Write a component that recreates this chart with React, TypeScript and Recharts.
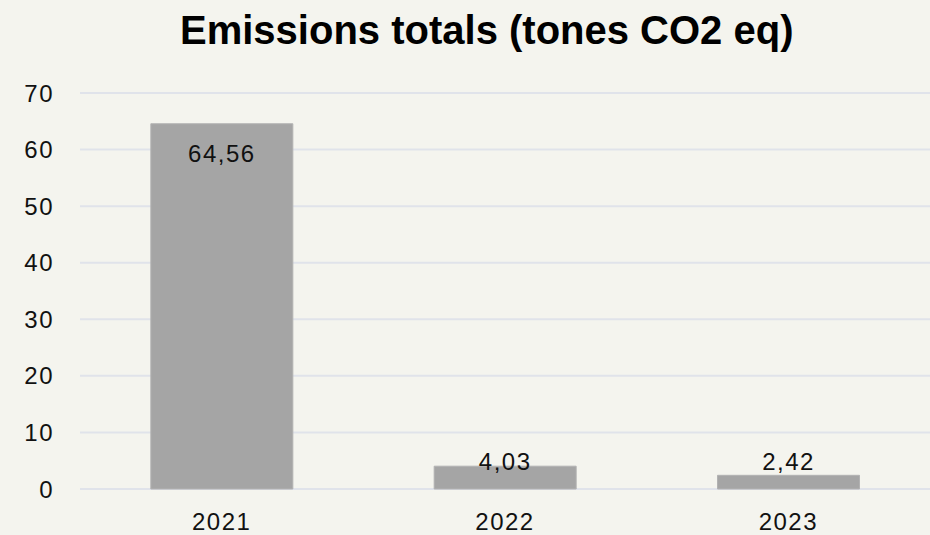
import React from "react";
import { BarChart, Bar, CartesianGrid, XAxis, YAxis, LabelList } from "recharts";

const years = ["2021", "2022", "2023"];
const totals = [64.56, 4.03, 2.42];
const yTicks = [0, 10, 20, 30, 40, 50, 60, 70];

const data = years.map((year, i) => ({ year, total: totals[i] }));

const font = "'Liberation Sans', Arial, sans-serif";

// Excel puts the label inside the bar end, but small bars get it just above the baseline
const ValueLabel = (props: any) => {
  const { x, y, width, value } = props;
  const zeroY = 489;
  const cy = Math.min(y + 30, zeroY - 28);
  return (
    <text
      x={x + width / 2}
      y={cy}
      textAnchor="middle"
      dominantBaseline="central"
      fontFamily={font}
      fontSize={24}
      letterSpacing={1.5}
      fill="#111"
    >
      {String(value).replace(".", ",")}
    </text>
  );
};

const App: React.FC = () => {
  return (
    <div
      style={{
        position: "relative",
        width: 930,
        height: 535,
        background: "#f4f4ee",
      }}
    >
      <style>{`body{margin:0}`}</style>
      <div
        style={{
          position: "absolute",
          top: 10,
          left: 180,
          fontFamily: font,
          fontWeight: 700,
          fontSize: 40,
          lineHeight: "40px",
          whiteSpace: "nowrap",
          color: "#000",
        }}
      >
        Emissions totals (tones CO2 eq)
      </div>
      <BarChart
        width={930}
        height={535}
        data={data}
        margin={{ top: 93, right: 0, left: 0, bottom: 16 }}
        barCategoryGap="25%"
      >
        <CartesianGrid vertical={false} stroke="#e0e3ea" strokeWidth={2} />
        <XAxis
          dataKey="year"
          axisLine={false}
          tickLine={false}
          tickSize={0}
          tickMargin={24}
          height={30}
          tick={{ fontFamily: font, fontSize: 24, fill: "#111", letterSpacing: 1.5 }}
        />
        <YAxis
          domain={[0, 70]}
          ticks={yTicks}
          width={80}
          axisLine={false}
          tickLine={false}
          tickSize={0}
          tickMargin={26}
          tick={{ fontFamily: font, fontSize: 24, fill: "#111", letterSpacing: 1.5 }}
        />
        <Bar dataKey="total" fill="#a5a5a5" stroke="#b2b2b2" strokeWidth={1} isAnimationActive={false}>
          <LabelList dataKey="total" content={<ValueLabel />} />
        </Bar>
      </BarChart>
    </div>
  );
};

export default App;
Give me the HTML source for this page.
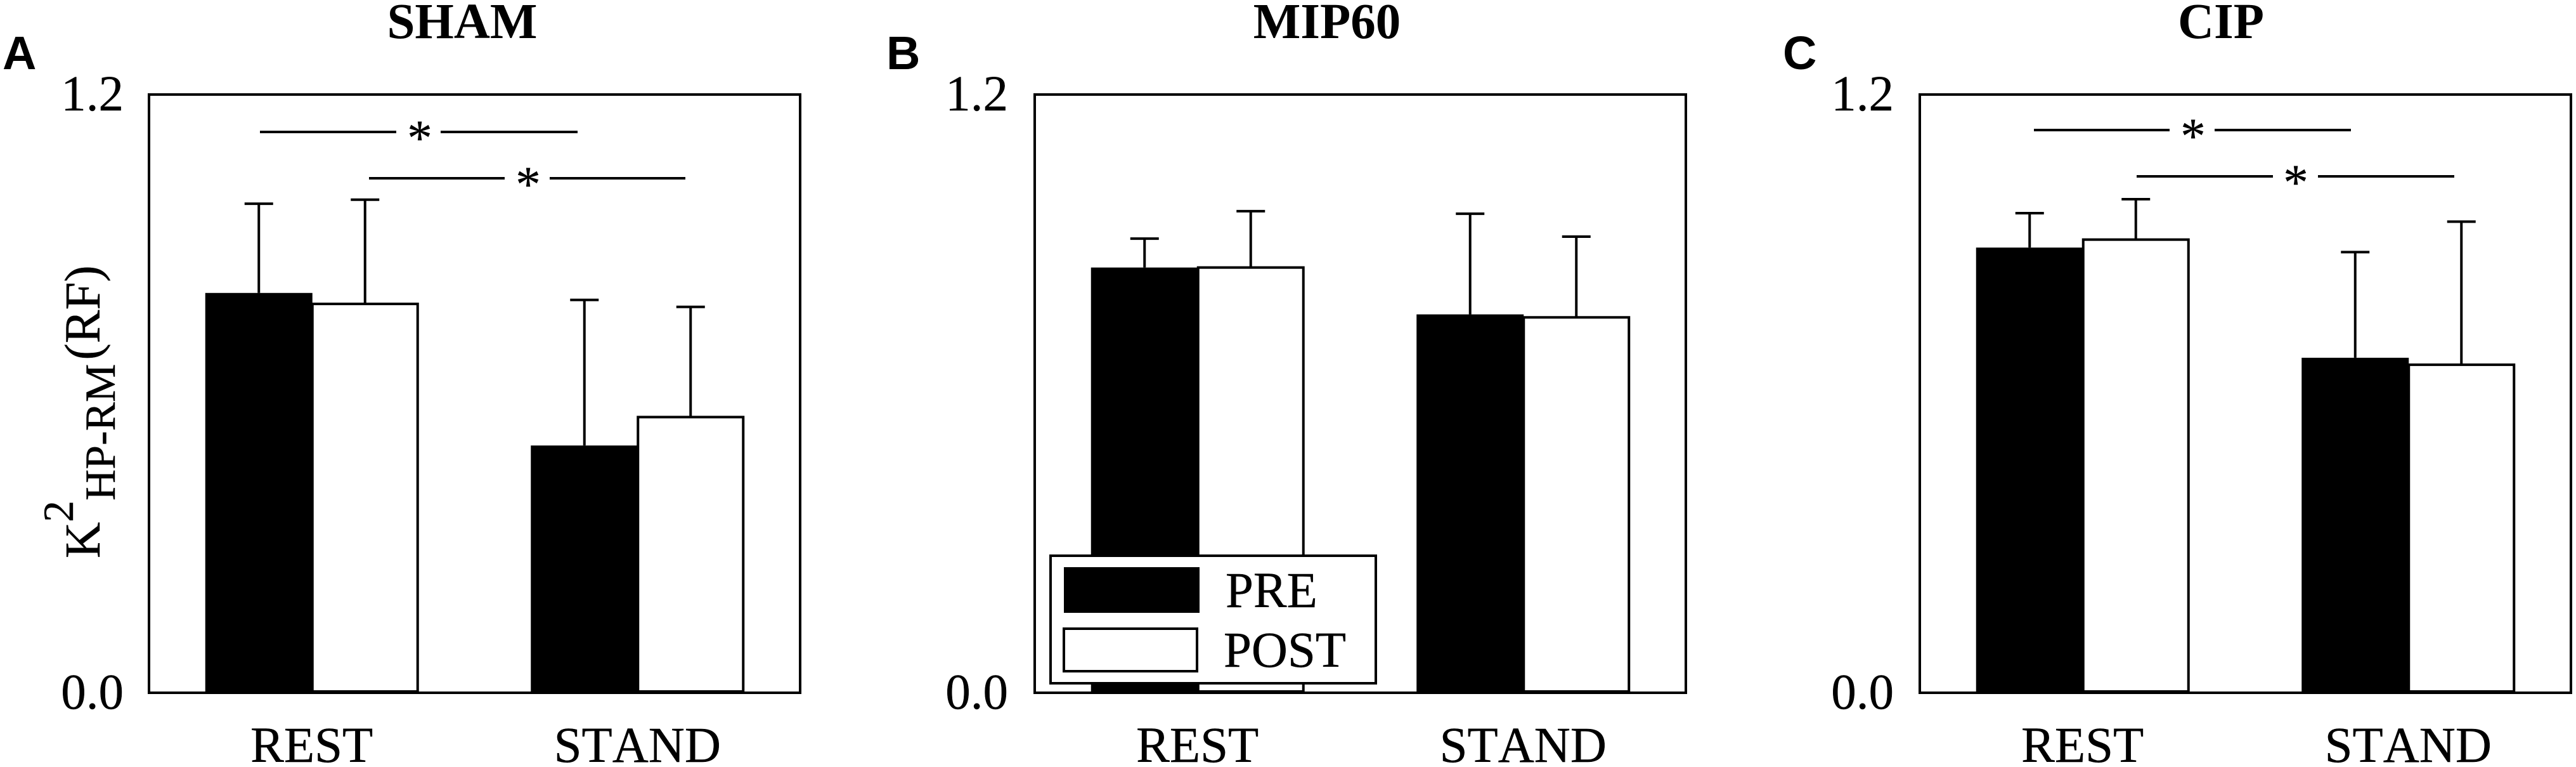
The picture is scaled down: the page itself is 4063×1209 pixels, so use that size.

════════════════════

Short problem: In the listing, find each line with the string "that" and copy it.

Problem solution:
Write a component that recreates this chart with React, TypeScript and Recharts.
The picture is scaled down: the page itself is 4063×1209 pixels, so use that size.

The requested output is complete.